파일 읽기/쓰기 — open(), 모드, 인코딩, with 문 패턴

파일은 데이터를 영속적으로 저장하는 가장 기본적인 수단입니다. Python의 open() 함수는 텍스트와 바이너리 파일 모두를 다룰 수 있으며, with 문과 결합하면 안전하고 간결한 파일 처리 코드를 작성할 수 있습니다.

open() 함수 — 모드 완전 정리

open(file, mode='r', encoding=None, errors=None, buffering=-1)

모드	의미	파일 없으면
`'r'`	읽기 (기본값)	FileNotFoundError
`'w'`	쓰기 (덮어씀)	새로 생성
`'a'`	추가 (append)	새로 생성
`'x'`	배타적 생성	새로 생성; 이미 있으면 FileExistsError
`'b'`	바이너리 모드 (r/w/a와 조합)	—
`'+'`	읽기+쓰기 (r/w/a와 조합)	—

# 자주 쓰이는 조합
open("file.txt", "r")        # 텍스트 읽기
open("file.txt", "w")        # 텍스트 쓰기 (덮어씀)
open("file.txt", "a")        # 텍스트 추가
open("file.bin", "rb")       # 바이너리 읽기
open("file.bin", "wb")       # 바이너리 쓰기
open("file.txt", "r+")       # 텍스트 읽기+쓰기
open("file.txt", "x")        # 새 파일만 생성 (기존 파일 있으면 에러)

인코딩 — utf-8과 cp949

텍스트 파일은 반드시 올바른 인코딩을 지정해야 합니다.

# UTF-8 (Linux, macOS, 대부분의 현대 시스템)
with open("data.txt", "r", encoding="utf-8") as f:
    content = f.read()

# CP949 / EUC-KR (Windows 한국어 레거시)
with open("legacy.txt", "r", encoding="cp949") as f:
    content = f.read()

# 인코딩 오류 처리 옵션
open("file.txt", "r", encoding="utf-8", errors="ignore")   # 오류 무시
open("file.txt", "r", encoding="utf-8", errors="replace")  # ? 로 대체
open("file.txt", "r", encoding="utf-8", errors="strict")   # 오류 시 예외 (기본값)

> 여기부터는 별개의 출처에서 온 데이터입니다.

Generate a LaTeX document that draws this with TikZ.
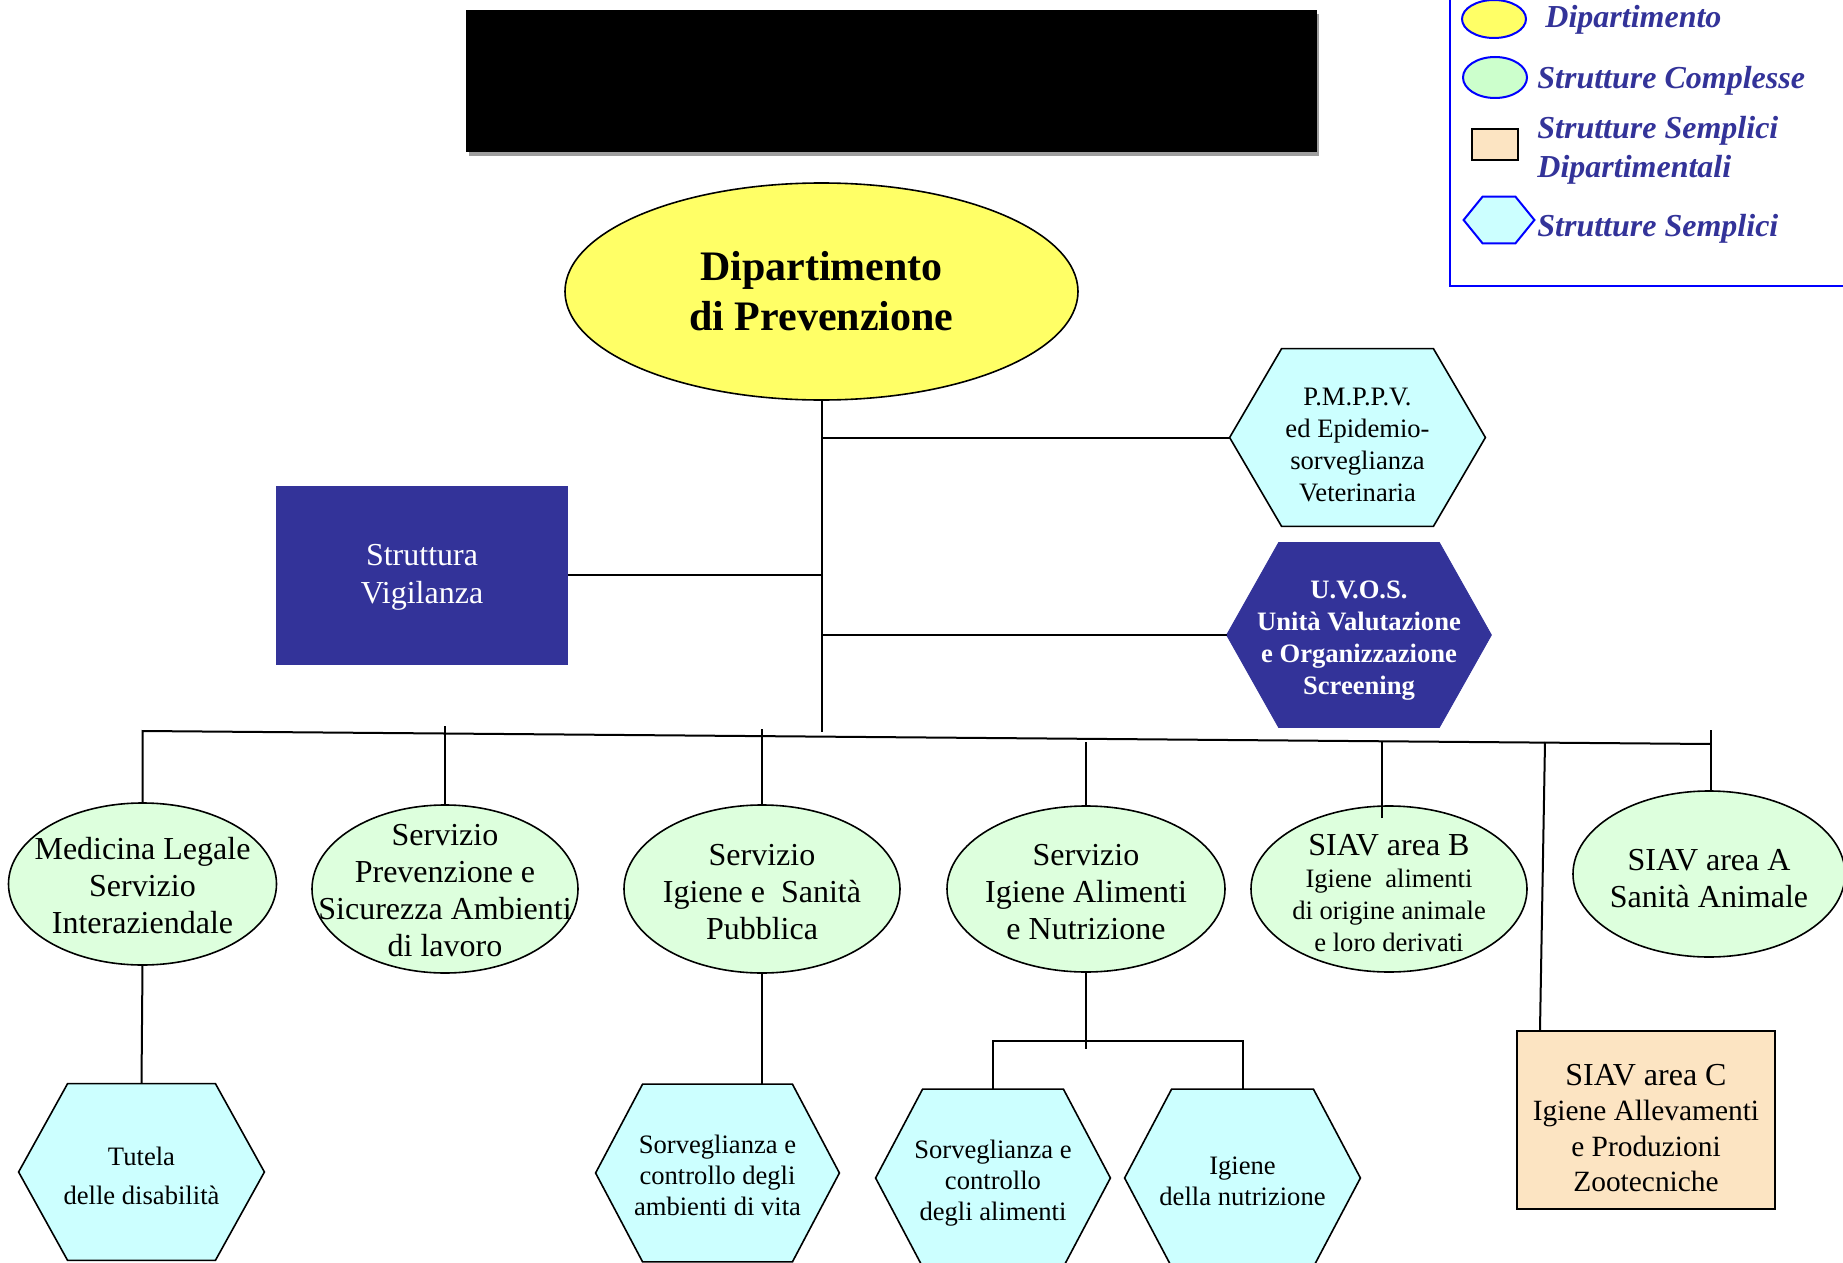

권장 사항: 새 파일은 항상 encoding="utf-8"을 명시하십시오. encoding을 지정하지 않으면 시스템 기본 인코딩(Windows는 CP949, Linux는 UTF-8)이 사용되어 플랫폼 간 이식성이 떨어집니다.

with 문으로 파일 안전 처리

# with 없이 — 예외 발생 시 file.close() 누락 위험
file = open("data.txt", "r")
content = file.read()
file.close()  # 예외 발생 시 이 줄이 실행되지 않음

# with 문 사용 — 예외 발생 시에도 자동으로 파일 닫힘
with open("data.txt", "r", encoding="utf-8") as f:
    content = f.read()
# 이 지점에서 f는 자동으로 닫힘

# 여러 파일 동시에 열기 (Python 3.10+ 괄호 문법)
with (
    open("input.txt", "r", encoding="utf-8") as fin,
    open("output.txt", "w", encoding="utf-8") as fout,
):
    fout.write(fin.read())

읽기 메서드

with open("data.txt", "r", encoding="utf-8") as f:
    # read(): 전체 내용을 문자열로
    content = f.read()

    # read(n): n바이트/글자 읽기
    f.seek(0)              # 처음으로 되돌리기
    chunk = f.read(100)    # 100글자 읽기

    # readline(): 한 줄씩 읽기 (줄바꿈 포함)
    f.seek(0)
    line = f.readline()    # "첫 번째 줄\n"

    # readlines(): 모든 줄을 리스트로
    f.seek(0)
    lines = f.readlines()  # ["첫 번째 줄\n", "두 번째 줄\n", ...]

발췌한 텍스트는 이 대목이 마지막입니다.